Himachal Pradesh University Business School
- Motto: Together we achieve more
- Established: 1971; 55 years ago
- Affiliations: Himachal Pradesh University
- Director: Pramod Sharma
- Location: Shimla, Himachal Pradesh, India 31°06′41″N 77°08′15″E﻿ / ﻿31.1113°N 77.1376°E
- Campus: Urban;
- Acronym: HPUBS
- Website: www.hpubsshimla.org HPUBS Blog

= Himachal Pradesh University Business School =

Oldest premier Business School of Himachal Pradesh

HP University Business School, Shimla (HPUBS) is the oldest premier Business School of Himachal Pradesh. Established in 1971, it is situated in the Himachal Pradesh University campus at Summerhill, Shimla.

It functions under the Executive Council of the Himachal Pradesh University since 1971 in the university campus. The institute admits students from all over the country to MBA through HPU-MAT (HP University Management Aptitude Test) held every year in the month of May. The academic program of UBS is affiliated to HP University Shimla. Passouts from HPUBS have excelled in the business world as professional managers and entrepreneurs. In keeping with the global environment of business, they have re-engineered the management development process in the School. Large number of foreign students from South Asian, Middle East and African countries have been trained in the University Department. The School is trying to reach out to the over-seas students community, especially the wards of Non-Resident Indians (NRIs).

==Admissions==
The admission is based on competitive examination which comprises applications ratings, management aptitude test (objective type having multiple choice questions), group discussion and personal interview. Management aptitude test (HPU-MAT) is of objective type having multiple choice questions.

The HPU-MAT contains four sections of English comprehension, reasoning, business environment and arithmetic comprehension and data interpretation. Each section has about fifty questions. The performance in HP-CMAT is the basis for screening the candidates for group discussion and personal interview. Normally, three candidates for each seat are called for group discussion and personal interview.

The performance in the test, group discussion and personal interview and application rating is the criteria for admitting the students. The candidates for non-subsidised students compete among themselves, so is the case with the subsidized seats.

==Ranking==
Himachal Pradesh University Business School stands to be the No. 1 B-School of Himachal Pradesh. Having been established 45 years ago, it is one of the first institutes to start M.B.A program in the early 70's in the country. It has been highly ranked and is treated as a premier institute by many organizations and ranking bodies throughout the country. It has been ranked by many newspapers and magazines as one of the most prominent centre of business studies in the country. It has been recently awarded to be the "Outstanding B-School (North India)" by National Educational Awards- an ABP News initiative. HPUBS has also been awarded the Most Promising B-School of North India in an award ceremony by Mr. Upender Singh Kushwaha, Minister of State, MHRD, Govt. of India.

==Facilities==

===Internet facility===
HPUBS is a fully Wi-Fi enabled campus.

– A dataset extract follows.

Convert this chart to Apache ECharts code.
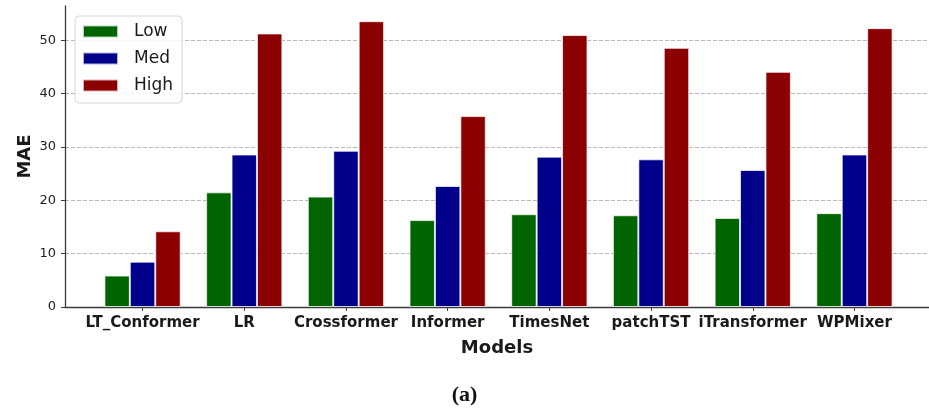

The university has been provided by University Grants Commission a leased line of 500 Mbit/s (1:1) dedicated bandwidth as a part of UGC infonet for Higher Education. UBS is a part of the Campus Wide Optical Fibre Network on which Internet facility is available on 22×6 basis.

===Campus===
The university campus occupies an area of 200 acres and has been designed to possess a distinctive architectural style. The campus has a cafeteria, a health centre, recreational facilities, 14×6 Wi-Fi connectivity, a post-box and banking facilities with 24-hour ATM service.

===Library===
The institute over the past 42 years has created a dedicated departmental library exclusively for the usage of students and faculty. It has acquired a collection of books related to management, business, finance, marketing, accounting, operations, human resources and allied areas.

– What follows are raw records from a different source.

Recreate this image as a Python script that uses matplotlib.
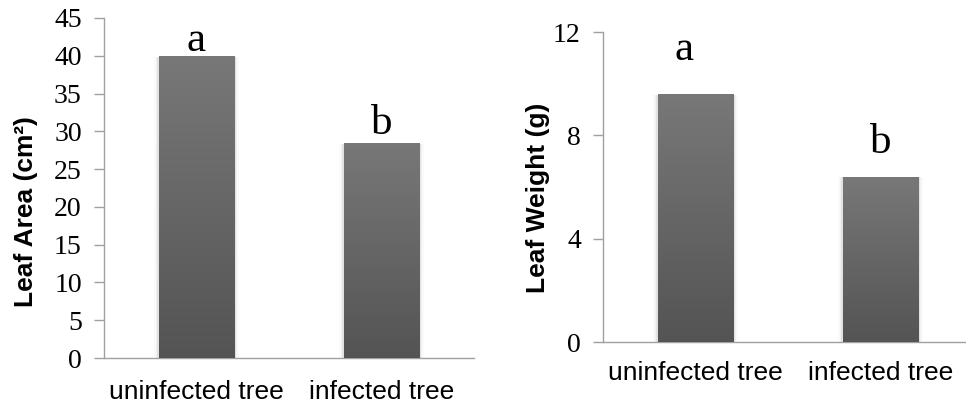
import numpy as np
import matplotlib
matplotlib.use("Agg")
import matplotlib.pyplot as plt
from matplotlib.patches import Rectangle
from matplotlib.colors import LinearSegmentedColormap

# --- data ---
categories = ["uninfected tree", "infected tree"]
leaf_area = [40.0, 28.5]
leaf_weight = [9.6, 6.4]
area_letters = ["a", "b"]
weight_letters = ["a", "b"]
area_letter_y = [40.6, 29.6]
weight_letter_y = [10.9, 7.3]

SERIF = "Liberation Serif"
SANS = "Liberation Sans"
BAR_W = 0.41
AXIS_GRAY = "#a0a0a0"

fig = plt.figure(figsize=(9.66, 4.07), dpi=100)
grad = np.linspace(0, 1, 256).reshape(-1, 1)
cmap = LinearSegmentedColormap.from_list("g", ["#545454", "#787878"])


def gradient_bars(ax, values):
    x = np.arange(len(values))
    bars = ax.bar(x, values, width=BAR_W, color="none", zorder=3)
    for b in bars:
        x0, w, h = b.get_x(), b.get_width(), b.get_height()
        # soft shadow at the sides
        for k, a in enumerate([0.06, 0.035, 0.02]):
            d = 0.008 * (k + 1)
            ax.add_patch(Rectangle((x0 - d, 0), w + 2 * d, h * 0.995,
                                   color="black", alpha=a, lw=0, zorder=2))
        im = ax.imshow(grad, cmap=cmap, origin="lower",
                       extent=(x0, x0 + w, 0, h), aspect="auto", zorder=3)
        im.set_clip_path(b)
    return x


def style(ax, ylim, yticks, ylabel, xlab_pad):
    ax.set_xlim(-0.5, 1.5)
    ax.set_ylim(*ylim)
    ax.set_yticks(yticks)
    ax.set_yticklabels([str(t) for t in yticks], fontfamily=SERIF, fontsize=20)
    ax.set_xticks([0, 1])
    ax.set_xticklabels(categories, fontfamily=SANS, fontsize=19)
    ax.tick_params(axis="x", length=0, pad=xlab_pad)
    ax.tick_params(axis="y", length=7, width=1, color=AXIS_GRAY, pad=9)
    for s in ["top", "right"]:
        ax.spines[s].set_visible(False)
    for s in ["left", "bottom"]:
        ax.spines[s].set_color(AXIS_GRAY)
        ax.spines[s].set_linewidth(1)
    ax.set_ylabel(ylabel, fontfamily=SANS, fontsize=19, fontweight="bold")


# --- left: leaf area ---
ax1 = fig.add_axes([104 / 966, 49 / 407, 370 / 966, 340 / 407])
x = gradient_bars(ax1, leaf_area)
style(ax1, (0, 45), list(range(0, 46, 5)), "Leaf Area (cm²)", 16)
ax1.yaxis.set_label_coords(-0.178, 0.43)
for xi, lab, yl in zip(x, area_letters, area_letter_y):
    ax1.text(xi, yl, lab, ha="center", va="baseline", fontfamily=SERIF, fontsize=31)

# --- right: leaf weight ---
ax2 = fig.add_axes([603 / 966, 65 / 407, 370 / 966, 310 / 407])
x = gradient_bars(ax2, leaf_weight)
style(ax2, (0, 12), [0, 4, 8, 12], "Leaf Weight (g)", 14)
ax2.yaxis.set_label_coords(-0.143, 0.465)
for xi, lab, yl in zip(x, weight_letters, weight_letter_y):
    ax2.text(xi - (0.06 if lab == "a" else 0), yl, lab, ha="center", va="baseline",
             fontfamily=SERIF, fontsize=31)

fig.savefig("out.png", dpi=100)
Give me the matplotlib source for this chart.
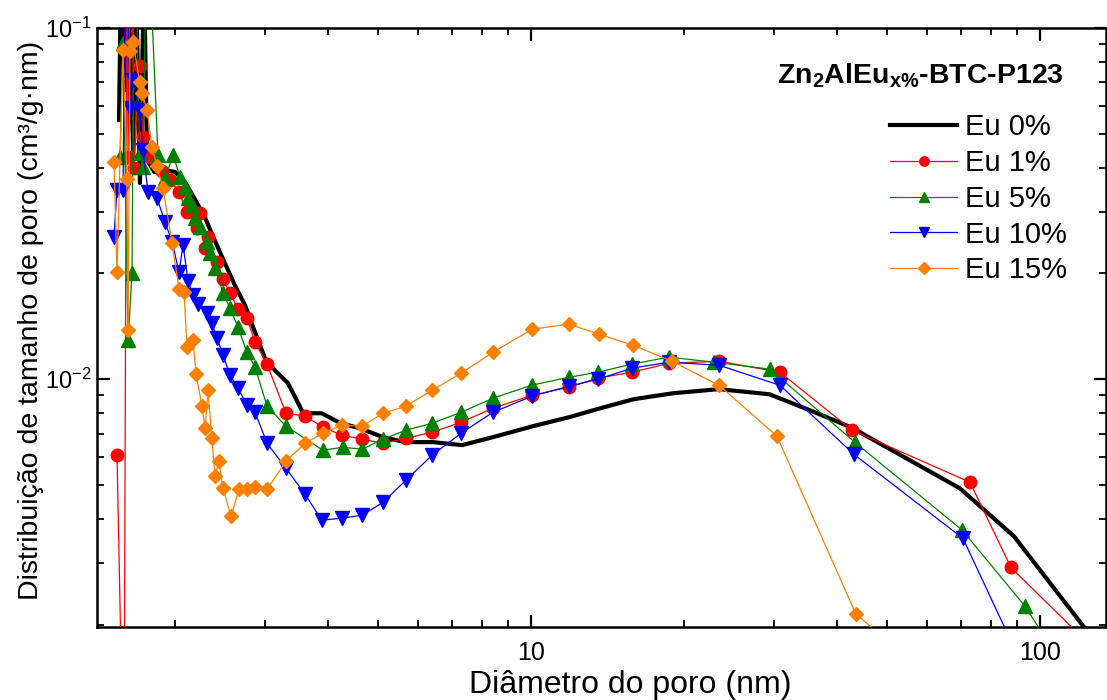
import matplotlib
matplotlib.use("Agg")
import matplotlib.pyplot as plt
from matplotlib.ticker import LogLocator, NullFormatter, FuncFormatter

plt.rcParams['font.family'] = ['Liberation Sans', 'DejaVu Sans']
plt.rcParams['mathtext.fontset'] = 'custom'
plt.rcParams['mathtext.rm'] = 'Liberation Sans'
plt.rcParams['mathtext.bf'] = 'Liberation Sans:bold'
plt.rcParams['mathtext.it'] = 'Liberation Sans:italic'
plt.rcParams['axes.unicode_minus'] = False

# Pore diameter (nm) and pore size distribution (cm3/g.nm) for each Eu loading
d_eu0 = [1.551, 1.565, 1.594, 1.616, 1.653, 1.675, 1.705, 1.737, 1.761, 1.82, 1.91, 2.00,
         2.09, 2.19, 2.29, 2.39, 2.50, 2.62, 2.74, 2.87, 3.00, 3.14, 3.33, 3.57, 3.88,
         4.22, 4.61, 5.12, 5.66, 6.42, 7.32, 8.42, 10.09, 11.9, 13.7, 15.9, 19.0, 23.4,
         29.4, 35.3, 42.5, 69.6, 88.9, 128.0]
v_eu0 = [0.0547, 0.14, 0.0665, 0.14, 0.0449, 0.14, 0.0362, 0.14, 0.0421, 0.0389, 0.0394,
         0.0389, 0.0364, 0.0324, 0.0288, 0.0249, 0.0215, 0.0185, 0.0163, 0.0136, 0.0115,
         0.0106, 0.00975, 0.0080, 0.0080, 0.0075, 0.00725, 0.00684, 0.00662, 0.00662,
         0.00649, 0.00684, 0.00735, 0.0078, 0.00827, 0.00877, 0.00912, 0.00937, 0.00906,
         0.00816, 0.00730, 0.00489, 0.00357, 0.0018]

d_eu1 = [1.537, 1.586, 1.608, 1.616, 1.638, 1.660, 1.703, 1.728, 1.784, 1.884, 1.954,
         2.035, 2.110, 2.208, 2.238, 2.289, 2.320, 2.416, 2.483, 2.563, 2.657, 2.767,
         2.870, 3.03, 3.30, 3.60, 3.90, 4.25, 4.66, 5.12, 5.68, 6.39, 7.29, 8.42, 10.05,
         11.88, 13.54, 15.79, 18.67, 23.41, 30.84, 42.72, 72.86, 87.7, 131.2]
v_eu1 = [0.00607, 0.00063, 0.23, 0.0429, 0.23, 0.0399, 0.0779, 0.0489, 0.0429, 0.0392,
         0.0369, 0.0341, 0.0299, 0.0269, 0.0297, 0.0236, 0.0254, 0.0215, 0.0193, 0.0176,
         0.0158, 0.0149, 0.01274, 0.01104, 0.0080, 0.00785, 0.0073, 0.00693, 0.00675,
         0.00657, 0.00679, 0.00706, 0.00754, 0.00827, 0.0090, 0.00949, 0.01007, 0.01047,
         0.0111, 0.01125, 0.01047, 0.00716, 0.00509, 0.00291, 0.00164]

d_eu5 = [1.558, 1.579, 1.616, 1.645, 1.663, 1.703, 1.728, 1.761, 1.850, 1.910, 1.981,
         2.044, 2.090, 2.119, 2.158, 2.188, 2.238, 2.309, 2.341, 2.394, 2.483, 2.563,
         2.657, 2.767, 2.870, 3.03, 3.30, 3.90, 4.27, 4.66, 5.12, 5.68, 6.39, 7.29, 8.42,
         10.05, 11.88, 13.54, 15.79, 18.67, 22.89, 29.48, 43.3, 70.3, 93.4, 109.5]
v_eu5 = [0.0429, 0.0906, 0.0129, 0.02004, 0.23, 0.0440, 0.0402, 0.23, 0.0435, 0.0374,
         0.0435, 0.0376, 0.0352, 0.0328, 0.0313, 0.0287, 0.0271, 0.0246, 0.0229, 0.0208,
         0.0176, 0.0159, 0.01406, 0.01194, 0.01082, 0.00838, 0.00735, 0.00628, 0.0064,
         0.00632, 0.00675, 0.00716, 0.00749, 0.00805, 0.00883, 0.00962, 0.01013, 0.01047,
         0.01104, 0.01156, 0.01118, 0.01068, 0.00661, 0.00372, 0.00226, 0.00158]

d_eu10 = [1.516, 1.537, 1.579, 1.601, 1.630, 1.653, 1.703, 1.728, 1.769, 1.842, 1.910,
          1.972, 2.035, 2.072, 2.119, 2.168, 2.218, 2.309, 2.361, 2.416, 2.483, 2.563,
          2.657, 2.767, 2.870, 3.03, 3.30, 3.60, 3.88, 4.25, 4.66, 5.12, 5.68, 6.39, 7.29,
          8.42, 10.05, 11.88, 13.54, 15.79, 18.67, 23.41, 30.84, 43.1, 70.6, 91.4]
v_eu10 = [0.0254, 0.0346, 0.0346, 0.23, 0.0592, 0.0711, 0.0584, 0.0449, 0.0341, 0.0328,
          0.0280, 0.0246, 0.0202, 0.0241, 0.0191, 0.01735, 0.01636, 0.01542, 0.01443,
          0.01309, 0.0117, 0.01027, 0.00943, 0.00843, 0.00805, 0.00657, 0.00558, 0.0047,
          0.00397, 0.00402, 0.0041, 0.00446, 0.00516, 0.00607, 0.00702, 0.00805, 0.00895,
          0.00955, 0.0100, 0.01075, 0.01118, 0.01096, 0.00961, 0.00611, 0.00352, 0.00158]

d_eu15 = [1.516, 1.537, 1.579, 1.608, 1.616, 1.630, 1.653, 1.703, 1.720, 1.761, 1.800,
          1.842, 1.892, 1.972, 2.035, 2.081, 2.110, 2.168, 2.198, 2.258, 2.289, 2.320,
          2.361, 2.394, 2.438, 2.483, 2.575, 2.669, 2.767, 2.870, 3.03, 3.30, 3.60, 3.90,
          4.25, 4.66, 5.12, 5.68, 6.39, 7.29, 8.42, 10.05, 11.88, 13.6, 15.87, 18.92,
          23.41, 30.43, 43.5, 55.5]
v_eu15 = [0.0415, 0.0202, 0.0866, 0.0371, 0.0138, 0.0860, 0.0912, 0.0702, 0.0653, 0.0584,
          0.0458, 0.0404, 0.0350, 0.0244, 0.01805, 0.0177, 0.01234, 0.0129, 0.01033,
          0.00838, 0.00725, 0.00930, 0.00679, 0.00529, 0.00584, 0.00489, 0.00407, 0.00486,
          0.00486, 0.00492, 0.00486, 0.00584, 0.00657, 0.00702, 0.0074, 0.00735, 0.0080,
          0.00838, 0.0093, 0.0104, 0.01194, 0.01388, 0.01435, 0.01343, 0.0125, 0.01125,
          0.00961, 0.00688, 0.00214, 0.0016]

labels = ['Eu 0%', 'Eu 1%', 'Eu 5%', 'Eu 10%', 'Eu 15%']

fig = plt.figure(figsize=(11.07, 7.0), dpi=100)
ax = fig.add_axes([97 / 1107, 1 - 627 / 700, (1106 - 97) / 1107, (627 - 28) / 700])

ax.plot(d_eu0, v_eu0, color='black', lw=3.0, label=labels[0], zorder=2)
ax.plot(d_eu1, v_eu1, color='#FF0000', lw=0.9, marker='o', ms=9, mec='#FF0000',
        label=labels[1], zorder=3)
ax.plot(d_eu5, v_eu5, color='#008000', lw=0.9, marker='^', ms=10, mec='#008000',
        label=labels[2], zorder=4)
ax.plot(d_eu10, v_eu10, color='#0000FF', lw=0.9, marker='v', ms=10, mec='#0000FF',
        label=labels[3], zorder=5)
ax.plot(d_eu15, v_eu15, color='#FF8000', lw=0.9, marker='D', ms=7.5, mec='#FF8000',
        label=labels[4], zorder=6)

ax.set_xscale('log')
ax.set_yscale('log')
ax.set_xlim(1.404, 134.8)
ax.set_ylim(0.00197, 0.1)

ax.xaxis.set_major_locator(LogLocator(base=10, subs=(1.0,)))
ax.xaxis.set_minor_locator(LogLocator(base=10, subs=range(2, 10)))
ax.xaxis.set_major_formatter(FuncFormatter(lambda v, p: '%d' % round(v)))
ax.xaxis.set_minor_formatter(NullFormatter())
ax.yaxis.set_minor_locator(LogLocator(base=10, subs=range(2, 10)))
ax.yaxis.set_minor_formatter(NullFormatter())

ax.tick_params(which='both', direction='in', top=True, right=True)
ax.tick_params(which='major', length=9, width=1.6)
ax.tick_params(which='minor', length=5, width=1.3)
ax.tick_params(axis='x', which='major', labelsize=18, pad=10)
ax.tick_params(axis='y', which='major', labelsize=17, pad=4)
for s in ax.spines.values():
    s.set_linewidth(1.8)

ax.set_xlabel('Diâmetro do poro (nm)', fontsize=23)
ax.xaxis.set_label_coords(0.528, -0.071)
ax.set_ylabel('Distribuição de tamanho de poro (cm³/g·nm)', fontsize=20.5)
ax.yaxis.set_label_coords(-0.053, 0.511)

fig.text(777 / 1107, 1 - 83 / 700, r'Zn$_\mathbf{2}$AlEu$_\mathbf{x\%}$-BTC-P123',
         fontsize=20.5, fontweight='bold', ha='left', va='baseline')

ax.legend(loc='upper left', bbox_to_anchor=(890 / 1107, 1 - 113 / 700),
          bbox_transform=fig.transFigure, frameon=False, fontsize=21,
          borderpad=0, borderaxespad=0, handlelength=2.3, handletextpad=0.28,
          labelspacing=0.27, markerscale=0.75)

fig.savefig('out.png', dpi=100)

==HPUBS Students Association==

===Introduction===
The UBS Students Association (formerly IMSSA) was formally registered in the year 2002 with the Registrar of Societies, Govt. of HP. UBSSA is a forerunner association that looks after the organization of various events, activities, functions etc. at HPUBS Shimla. HPUBS, being a government run educational institution, cannot formally collect funds for the purpose of placement activities as there is no special clause for the establishment of Placement Cell in HPU Ordinances.
UBSSA is a student association with the prime objective of funding the placement & other activities that take place in the department round the year.

===Elections===
The Office Bearers of Executive Committee of UBSSA are duly elected through an election in which only registered members have the exclusive right to vote.

===Executive committee===
The executive committee consists of 15 office bearers duly elected by registered members of HPUBSSA.

==Placements==
A full-time Placement Cell under a leadership of a faculty member has been created to liaison among the students and prospective employers and to keep a watchful eye on the emerging trends and future needs of the industry. HPUBS Placement Cell functions within the organization.